The moment that Claude discovers this is the first moment we see a crack in his cool, calculating demeanor. See, Claude doesn't adhere to a moral code, at least not in the typical sense; he believes the in survival of the fittest. There's a reason that Marc keeps calling him Superman throughout the film, and it has nothing to do with Clark Kent's alter ego. In Nietzschean philosophy, the Superman is a man who sees through the artificial constructions of morality and operates on a higher plane of reality--he does what he wants, takes what he wants, and achieves what he wants, because he's not bound by socially constructed norms of right and wrong. Claude spells this out when he gives what George calls an "educational" speech to him and Marc about the freedom that his philosophy gives him and when he eviscerates the incompetent waiter at his hotel for failing to do his job correctly. He believes in doing a perfect job, not letting emotions get in the way, and getting paid, and that's all--morality has nothing to do with the actions required by the job.
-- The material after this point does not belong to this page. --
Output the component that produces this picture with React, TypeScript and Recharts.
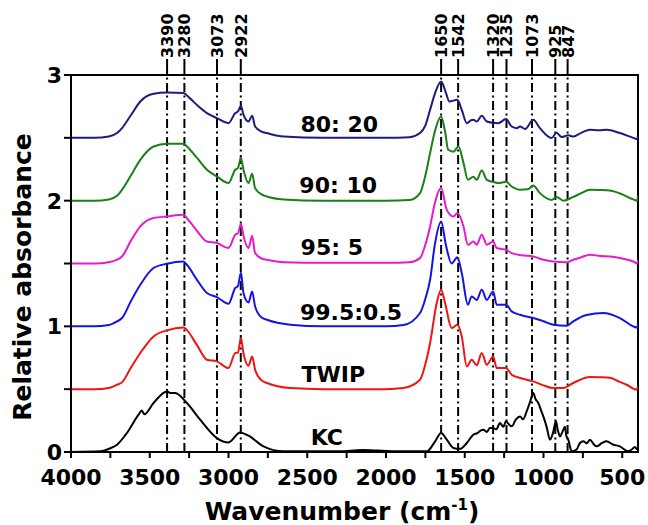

However, women throw a monkey wrench into his plans. He doesn't like them, see? He doesn't like their unpredictability, their lack of patterned behavior. He knows how men operate--he's always one step ahead of his handlers, who can't control him in any meaningful way. But when women get involved, he loses his cool, and just like Raskolnikov, the protagonist from Dostoyevsky's Crime and Punishment, who also fancied himself a Superman but failed to rise above the conventional morality of those around him and become someone who could take at will whatever he wanted (including another human life), Claude eventually finds out that he can't be a morally autonomous Superman. He’s killed many men, but can he kill a woman? The final image of the film is a fitting end to a starkly shot and sparsely populated film, in that it perfectly encapsulates Claude's failure to rise above the morality that he ultimately cannot simply cast aside.